Charles Stross, Neptune’s Brood: Posthumanity, thousands of years in the future, has colonized many worlds at sublight speeds, financing it through a variation of blockchain lending and debt that is paid off by launching new colonies (that is, a Ponzi scheme of sorts). Our hero is the clone of a prominent financier whose hobby of investigating lightspeed frauds ends up threatening to expose a dangerous secret. A lot of shenanigans, financial and otherwise, ensue; one funny note is that Stross likes “abyssal” and “Cherenkov radiation” as much in his sf as in his Bob Howard fantasy.
Charles Stross, Saturn’s Children: Another posthuman story, this one closer to the time of humanity’s extinction, featuring a protagonist designed as a sexbot with inherent submissiveness to the extinct species, which makes her very sad. (All desire here is heterosexual because apparently humans only designed hetero robots.) Her programming means she’s aroused by partners’ arousal, so there’s a fair amount of casual sex and also rape, especially in the backstory explaining why one of the bad robots is bad but also some fairly coercive conduct towards the protagonist-whose personality changes a bunch when different chips are in her head, including one known as a slave chip. Anyway, she’s just trying to survive in an increasingly hostile universe-people who look like her are out of fashion-and gets swept up in a chase to acquire a real human who would be able to command all the powerful people because their programming was never changed. Not nearly as fun as Neptune’s Brood; I like Stross better focusing on accounting than sex.

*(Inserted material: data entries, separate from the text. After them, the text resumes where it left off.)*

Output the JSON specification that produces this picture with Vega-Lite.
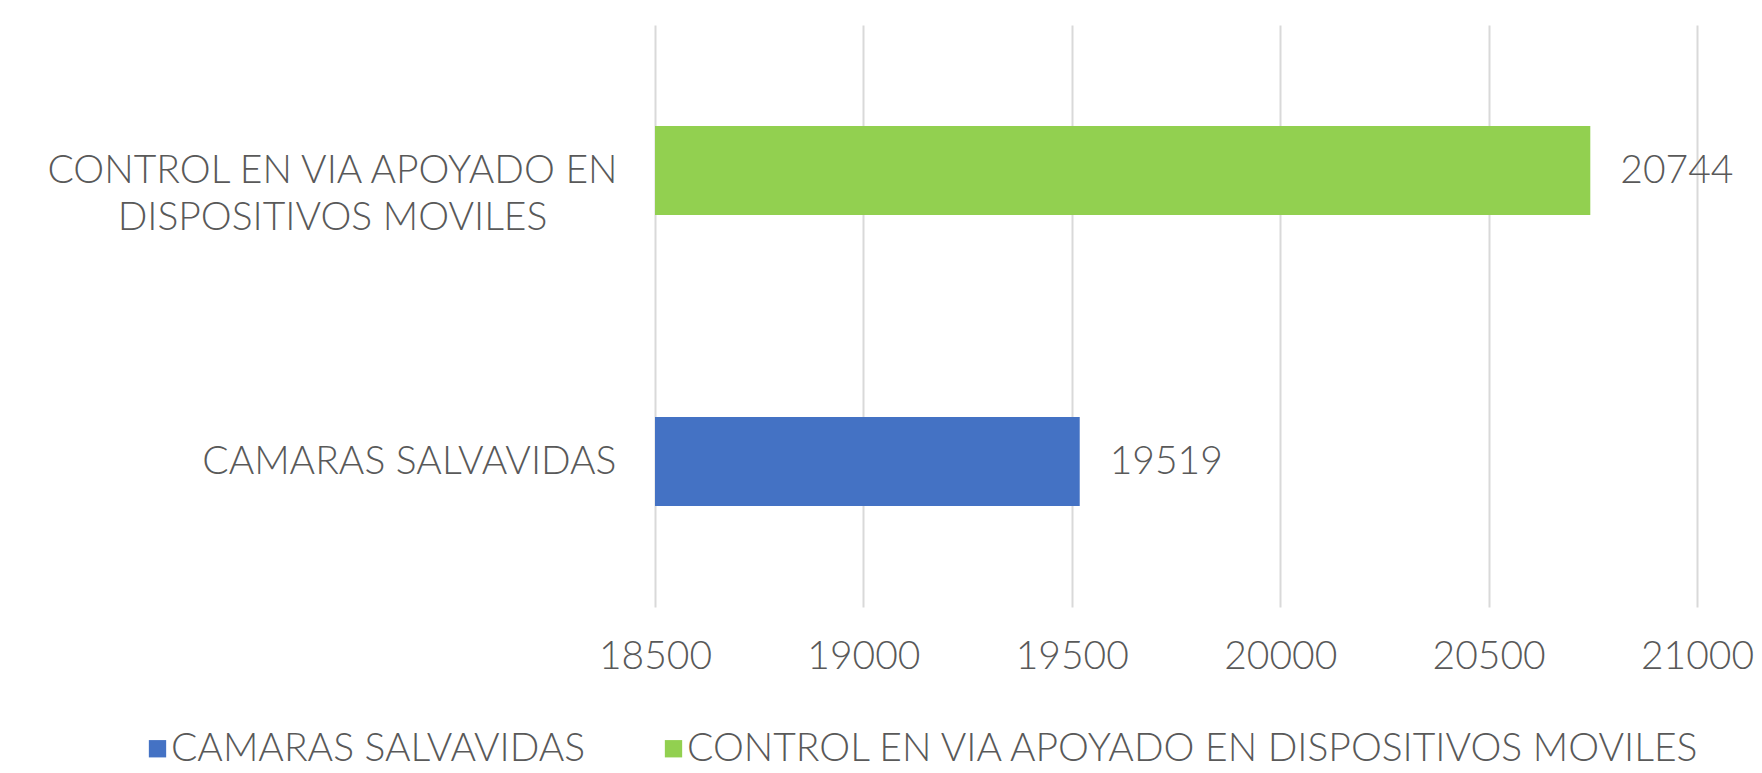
{
  "$schema": "https://vega.github.io/schema/vega-lite/v6.json",
  "autosize": {"type": "none"},
  "padding": {"left": 655, "top": 25, "right": 65, "bottom": 166},
  "width": 1042,
  "height": 582,
  "background": "white",
  "config": {
    "view": {"stroke": null},
    "font": "Lato",
    "text": {"font": "Lato"}
  },
  "data": {
    "values": [
      {"categoria": "CAMARAS SALVAVIDAS", "valor": 19519},
      {"categoria": "CONTROL EN VIA APOYADO EN DISPOSITIVOS MOVILES", "valor": 20744}
    ]
  },
  "encoding": {
    "y": {
      "field": "categoria",
      "type": "nominal",
      "sort": ["CONTROL EN VIA APOYADO EN DISPOSITIVOS MOVILES", "CAMARAS SALVAVIDAS"],
      "scale": {"paddingInner": 0.694, "paddingOuter": 0.347},
      "axis": {
        "title": null,
        "domain": false,
        "ticks": false,
        "labelFont": "Lato",
        "labelFontSize": 39,
        "labelFontWeight": 300,
        "labelColor": "#595959",
        "labelLimit": 700,
        "labelLineHeight": 47,
        "labelBaseline": "middle",
        "labelExpr": "datum.value == 'CONTROL EN VIA APOYADO EN DISPOSITIVOS MOVILES' ? ['CONTROL EN VIA APOYADO EN', 'DISPOSITIVOS MOVILES'] : datum.value",
        "labelAlign": {"condition": {"test": "datum.value == 'CAMARAS SALVAVIDAS'", "value": "right"}, "value": "center"},
        "labelPadding": {"condition": {"test": "datum.value == 'CAMARAS SALVAVIDAS'", "value": 39}, "value": 323}
      }
    }
  },
  "layer": [
    {
      "mark": {"type": "bar"},
      "encoding": {
        "x": {
          "field": "valor",
          "type": "quantitative",
          "scale": {"domain": [18500, 21000], "zero": false, "nice": false},
          "axis": {
            "title": null,
            "values": [18500, 19000, 19500, 20000, 20500, 21000],
            "format": "d",
            "domain": false,
            "ticks": false,
            "grid": true,
            "gridColor": "#D9D9D9",
            "gridWidth": 2,
            "labelFont": "Lato",
            "labelFontSize": 39,
            "labelFontWeight": 300,
            "labelColor": "#595959",
            "labelPadding": 30,
            "labelFlush": false
          }
        },
        "x2": {"datum": 18500},
        "color": {
          "field": "categoria",
          "type": "nominal",
          "sort": ["CAMARAS SALVAVIDAS", "CONTROL EN VIA APOYADO EN DISPOSITIVOS MOVILES"],
          "scale": {"domain": ["CAMARAS SALVAVIDAS", "CONTROL EN VIA APOYADO EN DISPOSITIVOS MOVILES"], "range": ["#4472C4", "#92D050"]},
          "legend": {
            "title": null,
            "orient": "none",
            "direction": "horizontal",
            "legendX": -517,
            "legendY": 704,
            "symbolType": "square",
            "symbolSize": 300,
            "symbolStrokeWidth": 0,
            "symbolOpacity": 1,
            "labelFont": "Lato",
            "labelFontSize": 39,
            "labelFontWeight": 300,
            "labelColor": "#595959",
            "labelLimit": 1200,
            "labelOffset": -6,
            "columnPadding": 68
          }
        }
      }
    },
    {
      "mark": {"type": "text", "align": "left", "baseline": "middle", "dx": 30, "fontSize": 39, "font": "Lato", "fontWeight": 300, "color": "#595959"},
      "encoding": {
        "x": {"field": "valor", "type": "quantitative"},
        "text": {"field": "valor", "type": "quantitative", "format": "d"}
      }
    }
  ]
}
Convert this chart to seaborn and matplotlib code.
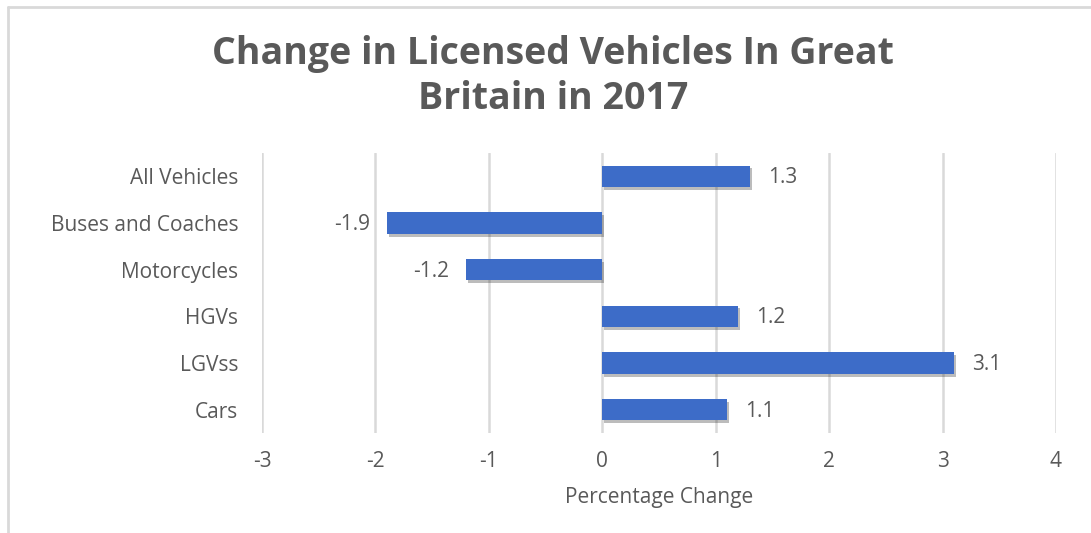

Shelley Parker-Chan, She Who Became the Sun:
In feudal China, a young girl takes her brother’s place and fate, escaping starvation to become first a monk and then a general in the rebellion against the Mongol rulers. Her destiny entwines with that of the prized eunuch general of the Mongols. (Her pronouns never change internally, but that doesn’t stop her from thinking of herself as a man in order to fool Heaven that she’s entitled to her brother’s destiny.) The fantasy elements are that she and some others can see hungry ghosts, and that those with the Mandate of Heaven can manifest it as heatless flame. I didn’t connect with the story very much emotionally-there was a lot of killing over which people would hold power but they were all going to wield it in similar ways-but it was very interesting to read a story with different background assumptions about fate and with primarily Buddhist characters.
Susan R. Matthews,
Blood Enemies: At last, back in the universe of Jurisdiction, or what it has become after the single dominating government fell apart. Raiders are slaughtering outposts in the name of the Angel of Destruction, while representatives of the Malcontent are trying to stop them, and in wanders Andrej Koscuisko, trying to fix his past mistakes and screwing up his cousin’s plan in the process. A lot of maneuvering ensues, but somewhat less death after the initial pages.
Susan R. Matthews, Fleet Insurgent: Story collection: “novelettes, stories, and vignettes from The Life and Hard Times of ‘Uncle’ Andrej Koscuisko, who is Not a Nice Man.”